### DATASET SECTION
_____
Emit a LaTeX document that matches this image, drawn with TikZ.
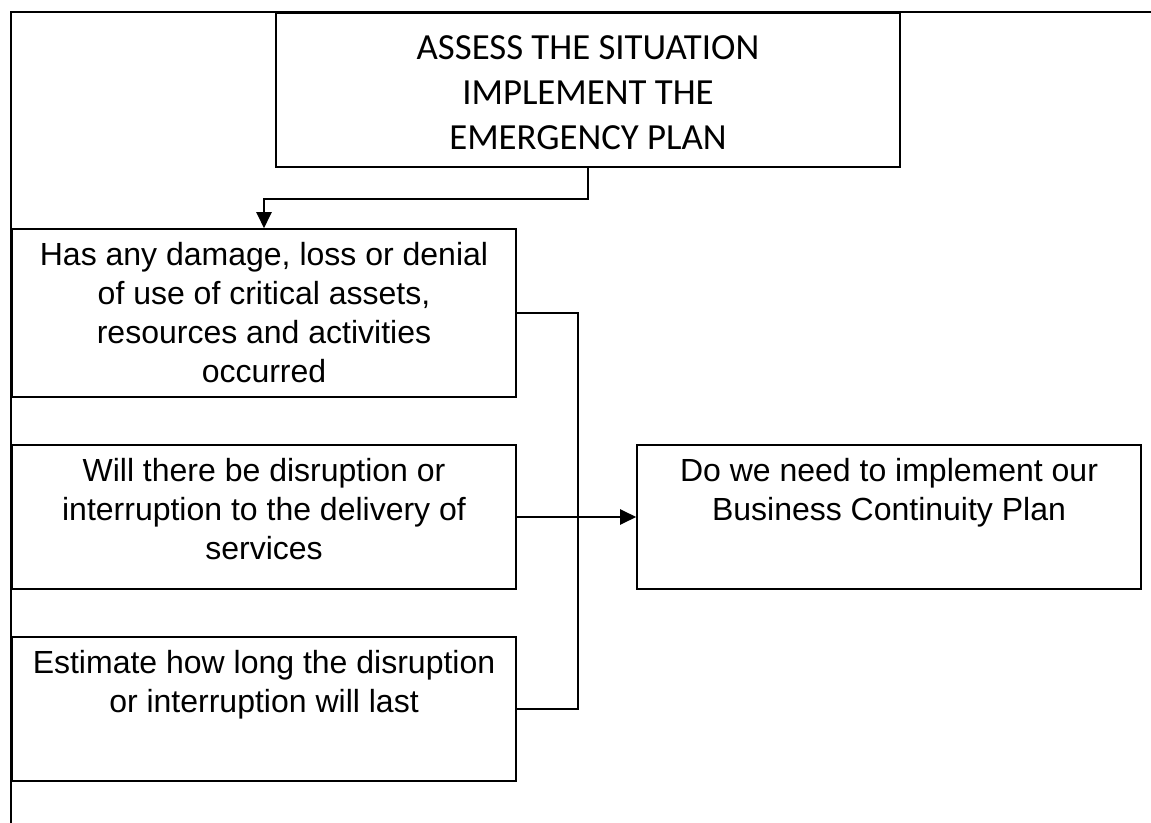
\documentclass[tikz,border=0pt]{standalone}
\usepackage{fontspec}
\newfontfamily\calibri{Carlito}
\newfontfamily\arial{Liberation Sans}
\usetikzlibrary{arrows.meta}

% top aligned text inside a box of given height
\newcommand{\boxtext}[2]{\parbox[c][#1][t]{252pt}{\centering\vspace*{6.5pt}#2}}

\begin{document}
\begin{tikzpicture}
			[x=0.5pt,y=-0.5pt,line cap=rect,
			%Styles
			frame/.style={line width=1.2pt},
			titlebox/.style={draw,line width=0.8pt,inner sep=0pt,minimum width=312pt,minimum height=77pt,align=center,font=\calibri\fontsize{18.4pt}{22.5pt}\selectfont},
			stepbox/.style={draw,line width=0.8pt,inner sep=0pt,font=\arial\fontsize{16pt}{19.6pt}\selectfont},
			link/.style={line width=1.2pt},
			flow/.style={line width=1.2pt,-{Triangle[length=8pt,width=7.5pt]}}
			]
			
			\useasboundingbox (0,0) rectangle (1151,823);
			
			%The graphic
			
			\draw[frame] (11,823) -- (11,12) -- (1151,12);
			
			\node[titlebox] (assess) at (588,90) {\rule{0pt}{15pt}ASSESS THE SITUATION\\IMPLEMENT THE\\EMERGENCY PLAN};
			
			\node[stepbox] (damage) at (264,313) {\boxtext{84pt}{Has any damage, loss or denial\\of use of critical assets,\\resources and activities\\occurred}};
			\node[stepbox] (services) at (264,517) {\boxtext{72pt}{Will there be disruption or\\interruption to the delivery of\\services}};
			\node[stepbox] (duration) at (264,709) {\boxtext{72pt}{Estimate how long the disruption\\or interruption will last}};
			\node[stepbox] (bcp) at (889,517) {\boxtext{72pt}{Do we need to implement our\\Business Continuity Plan}};
			
			\draw[flow] (assess.south) -- ++(0,31) -| (damage.north);
			\draw[link] (damage.east) -- ++(61,0) coordinate (bus) |- (duration.east);
			\draw[flow] (services.east) -- (bcp.west);
		\end{tikzpicture}
\end{document}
_____
### EXERCISE DIRECTIONS
Repeat the listing above from its first line through the line that contains "(assess) at (588,90)", both included, and nothing more. Drop the pictures.

### TASK SOLUTION
Emit a LaTeX document that matches this image, drawn with TikZ.
\documentclass[tikz,border=0pt]{standalone}
\usepackage{fontspec}
\newfontfamily\calibri{Carlito}
\newfontfamily\arial{Liberation Sans}
\usetikzlibrary{arrows.meta}

% top aligned text inside a box of given height
\newcommand{\boxtext}[2]{\parbox[c][#1][t]{252pt}{\centering\vspace*{6.5pt}#2}}

\begin{document}
\begin{tikzpicture}
			[x=0.5pt,y=-0.5pt,line cap=rect,
			%Styles
			frame/.style={line width=1.2pt},
			titlebox/.style={draw,line width=0.8pt,inner sep=0pt,minimum width=312pt,minimum height=77pt,align=center,font=\calibri\fontsize{18.4pt}{22.5pt}\selectfont},
			stepbox/.style={draw,line width=0.8pt,inner sep=0pt,font=\arial\fontsize{16pt}{19.6pt}\selectfont},
			link/.style={line width=1.2pt},
			flow/.style={line width=1.2pt,-{Triangle[length=8pt,width=7.5pt]}}
			]
			
			\useasboundingbox (0,0) rectangle (1151,823);
			
			%The graphic
			
			\draw[frame] (11,823) -- (11,12) -- (1151,12);
			
			\node[titlebox] (assess) at (588,90) {\rule{0pt}{15pt}ASSESS THE SITUATION\\IMPLEMENT THE\\EMERGENCY PLAN};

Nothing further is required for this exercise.